Bono, The Edge to write music, lyrics
The first official announcement of the “Spider-Man” musical has confirmed the show’s February 2010 opening at Broadway’s Hilton Theater — although at this point, one of the only bits of news revealed about the much-discussed project is the fact that the tuner has a subtitle.
“Spider-Man, Turn Off the Dark” begins previews Jan. 16 ahead of a Feb. 18 opening, a minor delay from the late 2009 start date many legiters expected.
No casting has been confirmed, although Evan Rachel Wood has talked up her role in the project. No deals are in place, but many legiters anticipate Wood will play Spidey’s love interest Mary Jane Watson opposite Jim Sturgess as Peter Parker.
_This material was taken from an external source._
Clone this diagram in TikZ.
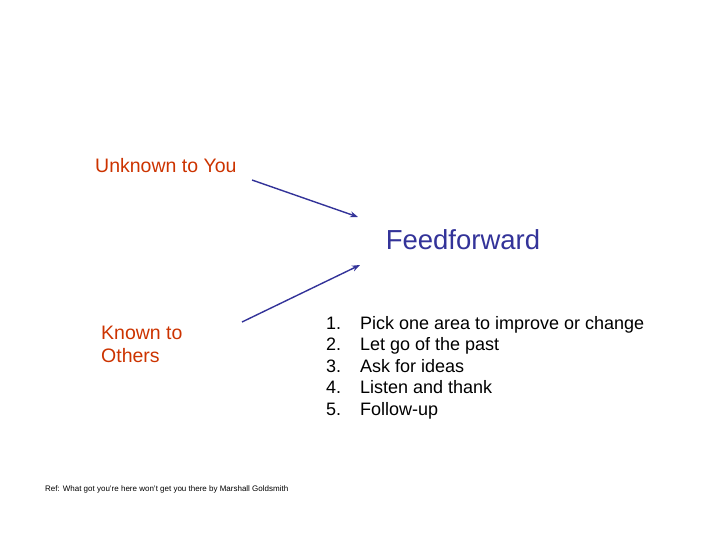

A massive, megabudget production helmed by Julie Taymor (“The Lion King”) with music and lyrics by Bono and the Edge (both of the band U2), “Spider-Man” reps the first foray into legit both for Sony Pictures Entertainment, the studio behind the blockbuster trilogy of pics, and Marvel Entertainment, the company whose line of comic books launched Spidey.
Scenic design for “Spider-Man” is by George Tsypin, the prolific opera designer whose first Rialto outing, the set for “The Little Mermaid,” had its share of detractors among legiters. Also a sculptor and architect, Tsypin has previously worked with Taymor on opera productions of “The Magic Flute” and “Grendel,” among others.
Also on the creative team are lighting designer Donald Holder (“Lion King”), sound designer Jonathan Deans (“Young Frankenstein,” “Fosse”) and costumer Eiko Ishioka (“M. Butterfly”), who picked up an Oscar for outfitting 1992 pic “Bram Stoker’s Dracula.” Daniel Ezralow (“Across the Universe,” “The Green Bird”) choreographs.
Taymor, for whom “Spider-Man” is the first Broadway outing since “The Green Bird” in 2000, co-writes the book with Glen Berger, whose 2001 play “Underneath the Lintel” ran for more than a year Off Broadway. Score for the musical is the first Rialto output for Bono and the Edge.
Based on the Marvel comics property, the plot of “Spider-Man” remains sketchy outside of the fact that the show will retell the superhero’s origin story, about a nerdy teen bitten by a radioactive spider. Storyline is said to include mythical elements not seen in the Sam Raimi pics, the first of which was released in 2002.
Capitalization costs for the production remain unconfirmed, although the tuner is said to come in north of $35 million.
Hello Entertainment/David Garfinkle, Martin McCallum, Marvel Entertainment/David Maisel, Sony Pictures Entertainment and Jeremiah Harris produce in association with Omneity Entertainment/Richard Weinberg, the Mayerson/Gould/Hauser/Tysoe Group, Patricia Lambrecht and Jam Theatricals/S2BN Entertainment.
Wood and Sturgess co-starred in Taymor’s 2007 pic “Across the Universe,” a musical that drew its song list from the Beatles catalog.
Although superhero tales are now fodder for Hollywood, they’re far rarer onstage. Charles Strouse’s Superman musical, “It’s a Bird… It’s a Plane… It’s Superman” ran only a few months in 1966, and gestating musicals about Batman and Captain America never made it to the boards.